Quiet Meetings, Grandchildren And The Long Game
Royal biographer Hugo Vickers, also cited by The Blast, suggested that King Charles is not opposed to meeting Meghan Markle privately and has never ‘closed the door’ on some form of reconciliation with his daughter‑in‑law.
Other unnamed sources, however, claimed that any such meeting would almost certainly happen well away from the cameras. If that is accurate, the next chapter in this soap opera might be written in drawing rooms and back corridors rather than on the balcony of Buckingham Palace.

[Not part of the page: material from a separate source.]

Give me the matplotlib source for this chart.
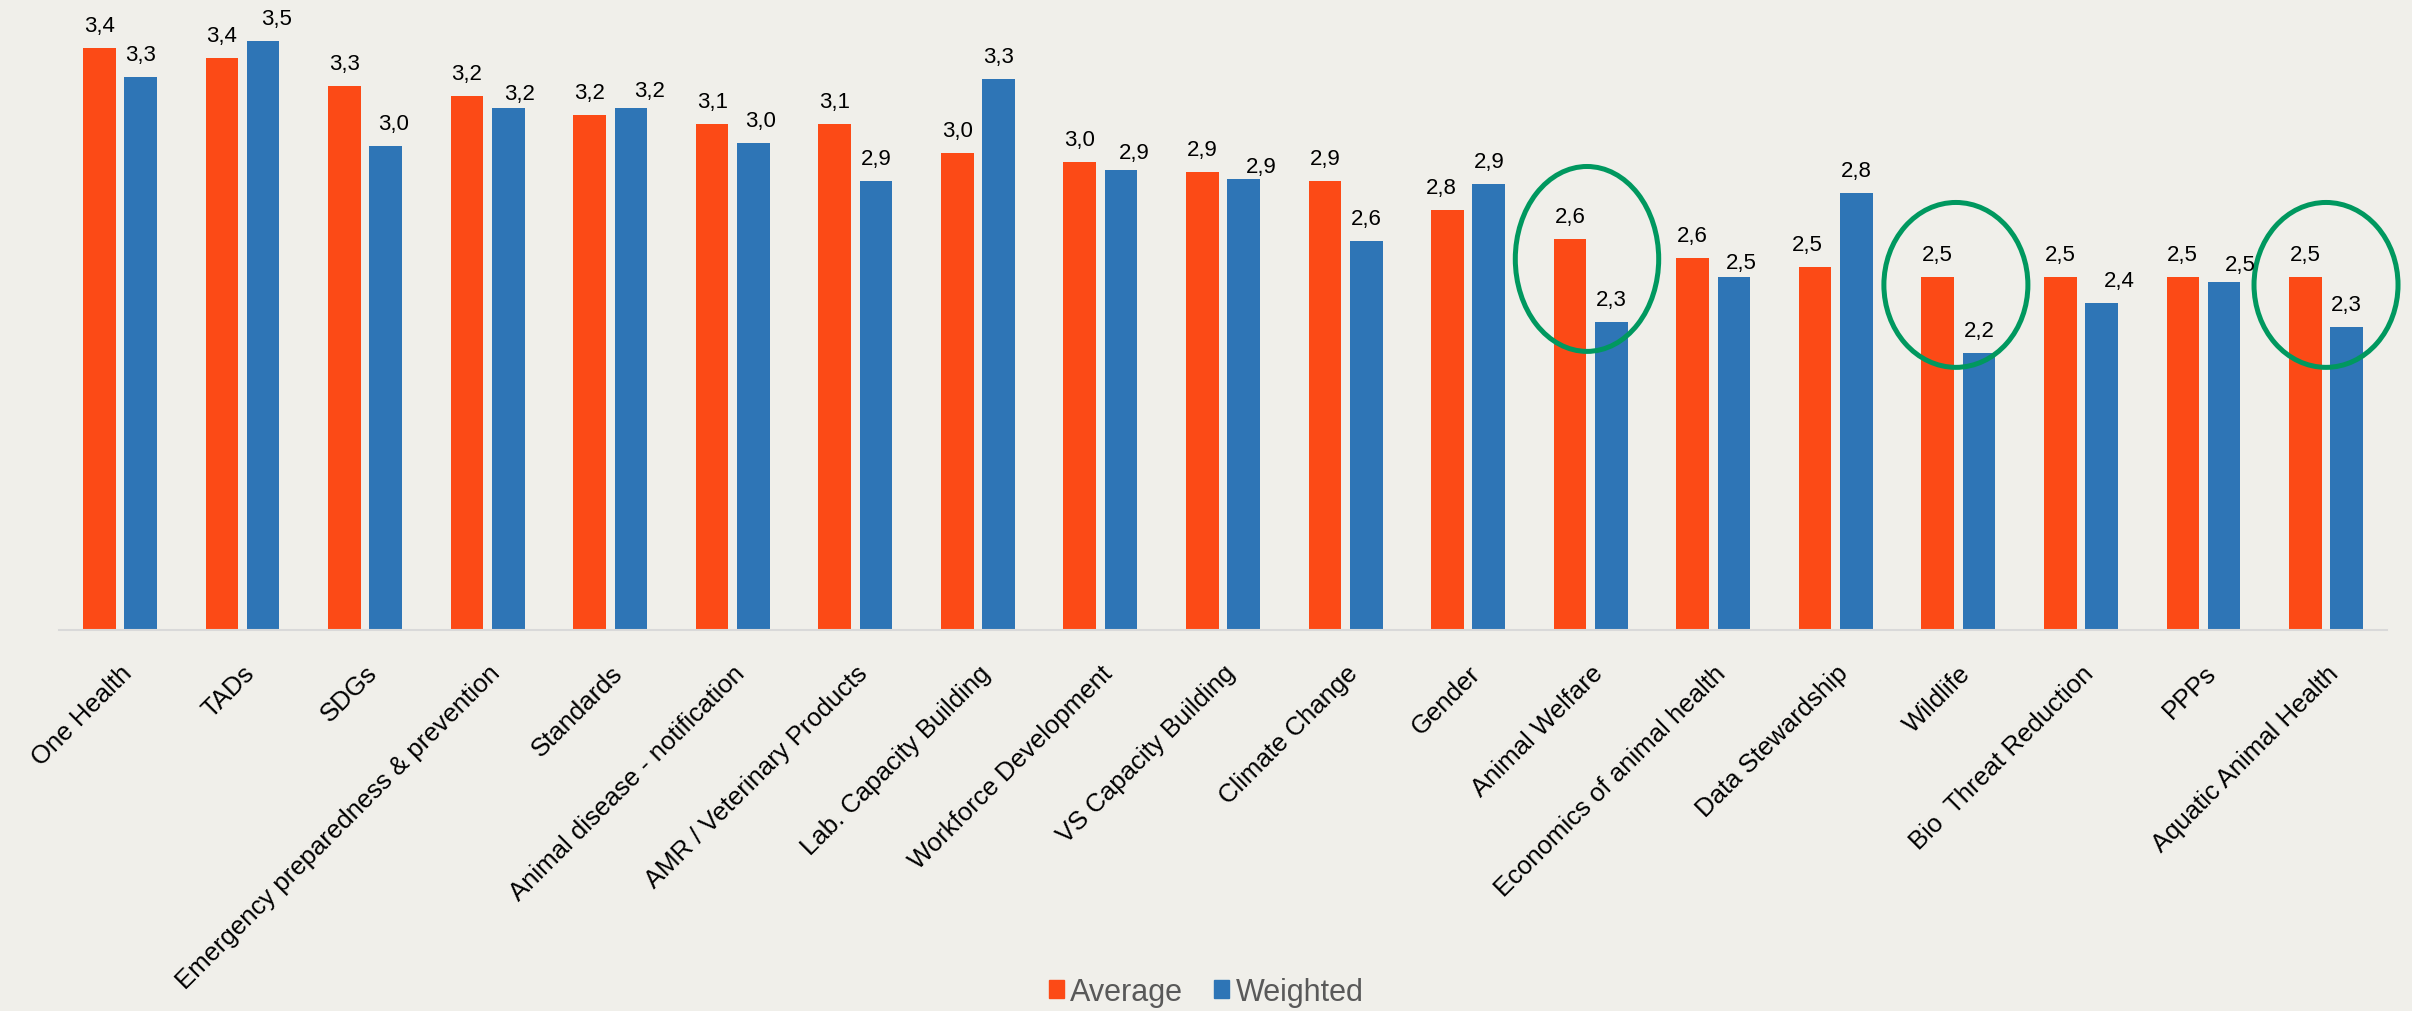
import matplotlib
matplotlib.use("Agg")
from matplotlib import pyplot as plt
from matplotlib.patches import Ellipse, Patch
from matplotlib.transforms import ScaledTranslation
import numpy as np

plt.rcParams['font.family'] = ['Liberation Sans', 'DejaVu Sans']

categories = ["One Health", "TADs", "SDGs", "Emergency preparedness & prevention",
              "Standards", "Animal disease - notification", "AMR / Veterinary Products",
              "Lab. Capacity Building", "Workforce Development", "VS Capacity Building",
              "Climate Change", "Gender", "Animal Welfare", "Economics of animal health",
              "Data Stewardship", "Wildlife", "Bio  Threat Reduction", "PPPs",
              "Aquatic Animal Health"]
average = [3.44, 3.40, 3.28, 3.24, 3.16, 3.12, 3.12, 3.00, 2.96, 2.92,
           2.88, 2.76, 2.64, 2.56, 2.52, 2.48, 2.48, 2.48, 2.48]
weighted = [3.32, 3.47, 3.03, 3.19, 3.19, 3.04, 2.88, 3.31, 2.93, 2.89,
            2.63, 2.87, 2.29, 2.48, 2.83, 2.16, 2.37, 2.46, 2.27]

# label nudges in pixels (dx, dy), as placed in the original
avg_nudge = {11: (-6, 0), 14: (-8, 0)}
w_nudge = {1: (13, 0), 2: (8, 0), 3: (11, -8), 4: (19, -5), 5: (7, 0), 8: (13, -5),
           9: (18, -10), 13: (7, -8), 16: (18, 0), 17: (16, -5)}

# highlighted categories: (x centre, y centre, width, height)
circles = [(11.97, 2.555, 1.17, 0.776), (14.98, 2.446, 1.175, 0.692), (18.0, 2.446, 1.175, 0.692)]

bg = "#F0EFEA"
orange = "#FC4A16"
blue = "#2E75B6"
green = "#00985F"

W, H = 2412, 1012
fig = plt.figure(figsize=(W / 100, H / 100), dpi=100, facecolor=bg)
ax = fig.add_axes([58.7 / W, 1 - 630.5 / H, 2328.6 / W, 630.5 / H])
ax.set_facecolor(bg)

x = np.arange(len(categories))
bw = 0.266
off = 0.1685
ax.bar(x - off, average, bw, color=orange, label="Average")
ax.bar(x + off, weighted, bw, color=blue, label="Weighted")

ax.set_xlim(-0.5, len(categories) - 0.5)
ax.set_ylim(1, 1 + 630.5 / 238.3)

for i in range(len(categories)):
    for vals, xpos, nud in ((average, x[i] - off, avg_nudge), (weighted, x[i] + off, w_nudge)):
        dx, dy = nud.get(i, (0, 0))
        ax.annotate(f"{vals[i]:.1f}".replace(".", ","), xy=(xpos, vals[i]),
                    xytext=(dx, 17 + dy), textcoords="offset pixels",
                    ha="center", va="baseline", fontsize=16, color="black")

for xc, yc, w, h in circles:
    ax.add_patch(Ellipse((xc, yc), w, h, fill=False, edgecolor=green, lw=3.6,
                         clip_on=False))

# category labels, rotated, right end under each group
lab_tr = ax.get_xaxis_transform() + ScaledTranslation(0, -31 / 100, fig.dpi_scale_trans)
for i, cat in enumerate(categories):
    ax.text(x[i], 0, cat, transform=lab_tr, rotation=45, ha="right", va="top",
            rotation_mode="anchor", fontsize=18.5, color="black")

ax.set_xticks([])
ax.set_yticks([])
for s in ["top", "right", "left"]:
    ax.spines[s].set_visible(False)
ax.spines["bottom"].set_color("#D9D9D9")
ax.spines["bottom"].set_linewidth(1.5)

handles = [Patch(color=orange, label="Average"), Patch(color=blue, label="Weighted")]
fig.legend(handles=handles, loc="center", bbox_to_anchor=(0.5, 1 - 993 / H), ncol=2,
           frameon=False, fontsize=22, labelcolor="#595959", handlelength=0.51,
           handleheight=0.51, handletextpad=0.2, columnspacing=1.0)

fig.savefig("out.png", dpi=100, facecolor=bg)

Vickers also highlighted one powerful motivator that almost every grandparent can understand. Charles is said to be keen to see more of Prince Archie and Princess Lilibet. According to the reporting, he has only met Archie a handful of times and Lilibet just once. Repairing ties with Harry and Meghan is, from this angle, not only about image management or historical legacy. It is about a grandfather trying not to become a stranger to two small children who share his blood but not his postcode.
Whether Meghan Markle sits at the table for those conversations, or remains thousands of miles away while her name is dissected yet again, is the loose thread running through all of this. Tug it one way and you get the cautious optimism of those who think her presence could normalise a family reunion. Tug it the other and you are back in the familiar, slightly mad territory where every royal problem gets laid at her door.
Nothing is confirmed yet, so everything should be taken with a grain of salt.